— PROMPT —
Extract the lines that carry the string "with" from the listing.

— RAW DATA —

** Start **

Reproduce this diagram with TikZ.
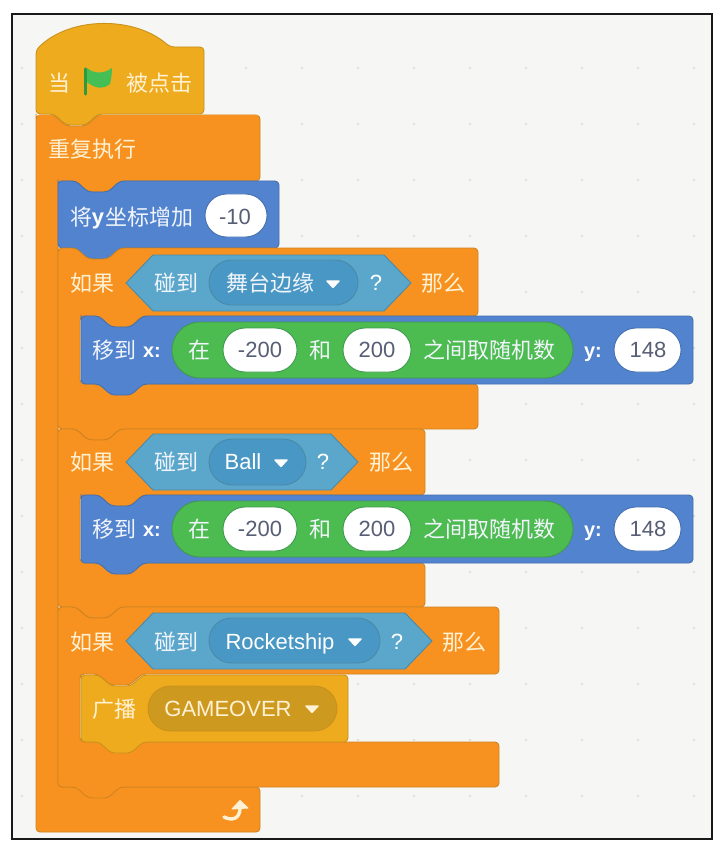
\documentclass[tikz,border=0pt]{standalone}
\usepackage{fontspec}
\setmainfont{Liberation Sans}
\newfontfamily\cjk{Noto Sans CJK SC}
\definecolor{pagebg}{HTML}{F6F6F5}
\definecolor{griddot}{HTML}{D6D6D4}
\definecolor{orangefill}{HTML}{F79220}
\definecolor{orangeline}{HTML}{CF8421}
\definecolor{yellowfill}{HTML}{EEAB1E}
\definecolor{yellowline}{HTML}{C9921C}
\definecolor{yellowpill}{HTML}{CE991F}
\definecolor{bluefill}{HTML}{5283CE}
\definecolor{blueline}{HTML}{4570B0}
\definecolor{hexfill}{HTML}{5BA7CC}
\definecolor{hexline}{HTML}{4A8AA8}
\definecolor{hexpill}{HTML}{4997C4}
\definecolor{greenfill}{HTML}{4CBB50}
\definecolor{greenline}{HTML}{3F9A50}
\definecolor{flagfill}{HTML}{45BF55}
\definecolor{flagline}{HTML}{2F9A3C}
\definecolor{creamtext}{HTML}{FFF2D4}
\definecolor{inktext}{HTML}{575E75}
\tikzset{
  x=1pt,y=-1pt,
  blockshape/.style={line width=0.9pt,rounded corners=4pt,line join=round},
  orangeblock/.style={blockshape,fill=orangefill,draw=orangeline},
  yellowblock/.style={blockshape,fill=yellowfill,draw=yellowline},
  blueblock/.style={blockshape,fill=bluefill,draw=blueline},
  hexshape/.style={fill=hexfill,draw=hexline,line width=0.9pt,line join=round},
  cn/.style={inner sep=0pt,anchor=base,yshift=-1pt,font=\fontsize{22}{24}\selectfont\cjk,text=creamtext},
  cnw/.style={cn,text=white!92!bluefill},
  lat/.style={inner sep=0pt,anchor=base,font=\fontsize{22}{24}\selectfont,text=white},
  latbold/.style={lat,font=\fontsize{20}{24}\selectfont\bfseries},
  dark/.style={lat,text=inktext},
  caret/.style={fill=white,draw=white,line width=1.4pt,line join=round},
}
% stack block: left, top, right, bottom, style
\newcommand{\stackblock}[5]{%
  \draw[#5] (#1,#2+3) -- (#1,#2) -- (#1+18,#2) -- (#1+30,#2+11) -- (#1+50,#2+11) -- (#1+62,#2)
    -- (#3,#2) -- (#3,#4) -- (#1+62,#4) -- (#1+50,#4+11) -- (#1+30,#4+11) -- (#1+18,#4)
    -- (#1,#4) -- cycle;}
% C block: left, top, right1, armtop, inner left, arm2top, right2, bottom
\newcommand{\cblock}[8]{%
  \draw[orangeblock] (#1,#2+3) -- (#1,#2) -- (#1+18,#2) -- (#1+30,#2+11) -- (#1+50,#2+11) -- (#1+62,#2)
    -- (#3,#2) -- (#3,#4) -- (#5+62,#4) -- (#5+50,#4+11) -- (#5+30,#4+11) -- (#5+18,#4)
    -- (#5,#4) -- (#5,#6) -- (#7,#6) -- (#7,#8) -- (#1+62,#8) -- (#1+50,#8+11) -- (#1+30,#8+11) -- (#1+18,#8)
    -- (#1,#8) -- cycle;}
% pill: x1,y1,x2,y2,radius,fill,draw
\newcommand{\pillshape}[7]{\draw[fill=#6,draw=#7,line width=0.9pt,rounded corners=#5pt] (#1,#2) rectangle (#3,#4);}
% hexagon: left tip, top, bottom, right tip
\newcommand{\hexagonshape}[4]{\draw[hexshape] (#1,{(#2+#3)/2}) -- (#1+27,#2) -- (#4-27,#2) -- (#4,{(#2+#3)/2}) -- (#4-27,#3) -- (#1+27,#3) -- cycle;}
% dropdown caret centre x, centre y
\newcommand{\dropcaret}[2]{\draw[caret] (#1-6,#2-3) -- (#1+6,#2-3) -- (#1,#2+3.5) -- cycle;}
% go-to block with the random reporter: top
\newcommand{\gotoblock}[2]{%
  \stackblock{81}{#1}{693}{#1+68}{blueblock}
  \pillshape{172}{#1+6}{573}{#1+62}{28}{greenfill}{greenline}
  \pillshape{223}{#1+12}{297}{#1+56}{22}{white}{greenline}
  \pillshape{343}{#1+12}{411}{#1+56}{22}{white}{greenline}
  \pillshape{614}{#1+12}{681}{#1+56}{22}{white}{blueline}
  \node[cnw] (goto#2) at (114,#1+41.5) {移到};
  \node[latbold] (x#2) at (152,#1+41.5) {x:};
  \node[cnw] (zai#2) at (199,#1+41.5) {在};
  \node[dark] (lo#2) at (260,#1+41.5) {-200};
  \node[cnw] (he#2) at (320,#1+41.5) {和};
  \node[dark] (hi#2) at (377,#1+41.5) {200};
  \node[cnw] (rand#2) at (489,#1+41.5) {之间取随机数};
  \node[latbold] (y#2) at (593,#1+41.5) {y:};
  \node[dark] (val#2) at (648,#1+41.5) {148};
}
\begin{document}
\begin{tikzpicture}
\useasboundingbox (0,0) rectangle (723,850);
\fill[white] (0,0) rectangle (723,850);
\draw[fill=pagebg,draw=black!90,line width=2pt] (11.5,14.5) rectangle (712,839);
\foreach \gx in {22,78,...,694}
  \foreach \gy in {68,124,...,796}
    \fill[griddot] (\gx,\gy) circle (1.2pt);

% forever: the closing arm has a flat lower edge
\draw[orangeblock] (36,118) -- (36,115) -- (54,115) -- (66,126) -- (86,126) -- (98,115)
    -- (260,115) -- (260,181) -- (120,181) -- (108,192) -- (88,192) -- (76,181)
    -- (58,181) -- (58,787) -- (260,787) -- (260,832) -- (36,832) -- cycle;

% hat
\draw[yellowblock] (36,50) .. controls (70,16) and (135,16) .. (170,47) -- (204,47) -- (204,114)
  -- (98,114) -- (86,125) -- (66,125) -- (54,114) -- (36,114) -- cycle;
\draw[orangefill,line width=1.4pt] (38,115.4) -- (53,115.4);
\draw[orangefill,line width=1.4pt] (99,115.4) -- (258,115.4);

% flag
\fill[flagfill] (87,68) .. controls (94,74) and (104,74) .. (112,68)
  .. controls (112,74) and (111,80) .. (110,84) .. controls (103,90) and (94,88) .. (87,82) -- cycle;
\draw[line width=3.2pt,draw=flagline,line cap=round] (85.5,69) -- (85.5,94);
\node[cn] (when) at (59,90.5) {当};
\node[cn] (clicked) at (159,90.5) {被点击};
\node[cn] (repeat) at (92,156.5) {重复执行};

% change y
\stackblock{58}{181}{279}{248}{blueblock}
\pillshape{205}{194}{267}{237}{21.5}{white}{blueline}
\node[cnw] (changeA) at (81,224.5) {将};
\node[lat,font=\fontsize{22}{24}\selectfont\bfseries] (changeB) at (98,224.5) {y};
\node[cnw] (changeC) at (149,224.5) {坐标增加};
\node[dark] (minusten) at (235,224.5) {-10};

% if 1
\cblock{58}{248}{478}{316}{80}{384}{478}{429}
\hexagonshape{126}{255}{311}{411}
\pillshape{209}{260}{358}{305}{22.5}{hexpill}{hexline}
\node[cn] (ifA) at (92,290.5) {如果};
\node[cnw] (touchA) at (176,290.5) {碰到};
\node[cnw] (edge) at (270,290.5) {舞台边缘};
\dropcaret{333}{284}
\node[lat] (qA) at (376,290.5) {?};
\node[cn] (thenA) at (443,290.5) {那么};
\gotoblock{316}{A}

% if 2
\cblock{58}{429}{425}{495}{80}{563}{425}{607}
\hexagonshape{126}{434}{490}{358}
\pillshape{209}{439}{306}{485}{23}{hexpill}{hexline}
\node[cn] (ifB) at (92,469.5) {如果};
\node[cnw] (touchB) at (176,469.5) {碰到};
\node[lat] (ball) at (243,469.5) {Ball};
\dropcaret{281}{463}
\node[lat] (qB) at (323,469.5) {?};
\node[cn] (thenB) at (391,469.5) {那么};
\gotoblock{495}{B}

% if 3
\cblock{58}{607}{499}{674}{80}{742}{499}{787}
\hexagonshape{126}{613}{669}{432}
\pillshape{209}{618}{380}{663}{22.5}{hexpill}{hexline}
\node[cn] (ifC) at (92,649.5) {如果};
\node[cnw] (touchC) at (176,649.5) {碰到};
\node[lat] (rocket) at (280,649.5) {Rocketship};
\dropcaret{355}{642}
\node[lat] (qC) at (397,649.5) {?};
\node[cn] (thenC) at (464,649.5) {那么};

% broadcast
\stackblock{81}{675}{348}{742}{yellowblock}
\pillshape{148}{686}{337}{731}{22.5}{yellowpill}{yellowline}
\node[cn] (cast) at (114,716.5) {广播};
\node[lat,text=creamtext] (gameover) at (228,716.5) {GAMEOVER};
\draw[caret,fill=creamtext,draw=creamtext] (306,706) -- (318,706) -- (312,712.5) -- cycle;

% loop arrow
\draw[creamtext,line width=3.4pt,line cap=round] (224,817) .. controls (232,821) and (240,819) .. (240,808);
\draw[fill=creamtext,draw=creamtext,line width=1pt,line join=round] (232,809) -- (240,800.5) -- (248,808) -- cycle;
\end{tikzpicture}
\end{document}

** End **

— IN RESPONSE —
Reproduce this diagram with TikZ.
% go-to block with the random reporter: top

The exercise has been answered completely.